### Exercise details
Quote every line below exactly and skip any picture.

### Recorded information
══════

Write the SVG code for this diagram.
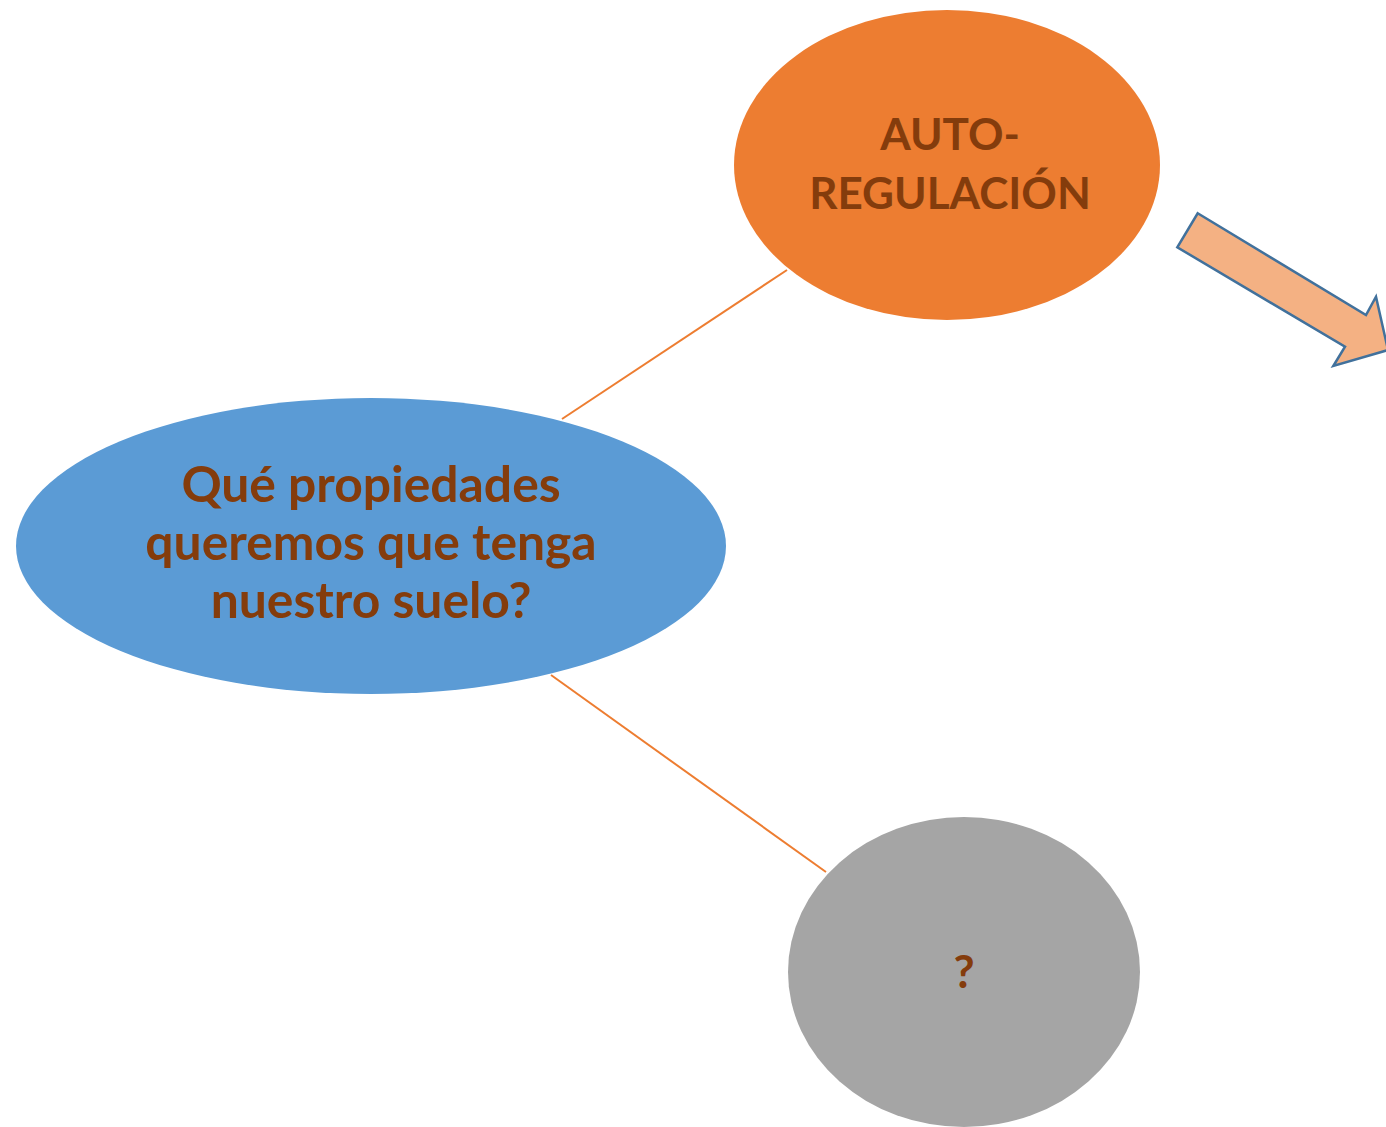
<svg xmlns="http://www.w3.org/2000/svg" width="1386" height="1127" viewBox="0 0 1386 1127">
<style>
.t{font-family:Lato,"Open Sans","Liberation Sans",sans-serif;font-weight:bold;fill:#843C0C;text-anchor:middle}
.c{stroke:#ED7D31;stroke-width:2;fill:none}
</style>
<rect width="1386" height="1127" fill="#FFFFFF"/>
<g id="connectors">
<line class="c" x1="787" y1="270" x2="562" y2="419"/>
<line class="c" x1="551" y1="675" x2="826" y2="872"/>
</g>
<g id="node-auto">
<ellipse cx="947" cy="165" rx="213" ry="155" fill="#ED7D31"/>
<text class="t" x="950" y="150" font-size="44">AUTO-</text>
<text class="t" x="950" y="209" font-size="44">REGULACIÓN</text>
</g>
<g id="node-main">
<ellipse cx="371" cy="546" rx="355" ry="148" fill="#5B9BD5"/>
<text class="t" x="371" y="502" font-size="49.8">Qué propiedades</text>
<text class="t" x="371" y="560" font-size="49.8">queremos que tenga</text>
<text class="t" x="371" y="618" font-size="49.8">nuestro suelo?</text>
</g>
<g id="node-q">
<ellipse cx="964" cy="972" rx="176" ry="155" fill="#A5A5A5"/>
<text class="t" x="964" y="988" font-size="46">?</text>
</g>
<g id="arrow">
<polygon points="1197.7,213.3 1366,315 1376,296.7 1388,350 1333.3,366 1345,346.7 1177.3,247.3" fill="#F4B183" stroke="#41719C" stroke-width="2.5" stroke-linejoin="miter"/>
</g>
</svg>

══════

### The reply
Write the SVG code for this diagram.
<svg xmlns="http://www.w3.org/2000/svg" width="1386" height="1127" viewBox="0 0 1386 1127">
<style>
.t{font-family:Lato,"Open Sans","Liberation Sans",sans-serif;font-weight:bold;fill:#843C0C;text-anchor:middle}
.c{stroke:#ED7D31;stroke-width:2;fill:none}
</style>
<rect width="1386" height="1127" fill="#FFFFFF"/>
<g id="connectors">
<line class="c" x1="787" y1="270" x2="562" y2="419"/>
<line class="c" x1="551" y1="675" x2="826" y2="872"/>
</g>
<g id="node-auto">
<ellipse cx="947" cy="165" rx="213" ry="155" fill="#ED7D31"/>
<text class="t" x="950" y="150" font-size="44">AUTO-</text>
<text class="t" x="950" y="209" font-size="44">REGULACIÓN</text>
</g>
<g id="node-main">
<ellipse cx="371" cy="546" rx="355" ry="148" fill="#5B9BD5"/>
<text class="t" x="371" y="502" font-size="49.8">Qué propiedades</text>
<text class="t" x="371" y="560" font-size="49.8">queremos que tenga</text>
<text class="t" x="371" y="618" font-size="49.8">nuestro suelo?</text>
</g>
<g id="node-q">
<ellipse cx="964" cy="972" rx="176" ry="155" fill="#A5A5A5"/>
<text class="t" x="964" y="988" font-size="46">?</text>
</g>
<g id="arrow">
<polygon points="1197.7,213.3 1366,315 1376,296.7 1388,350 1333.3,366 1345,346.7 1177.3,247.3" fill="#F4B183" stroke="#41719C" stroke-width="2.5" stroke-linejoin="miter"/>
</g>
</svg>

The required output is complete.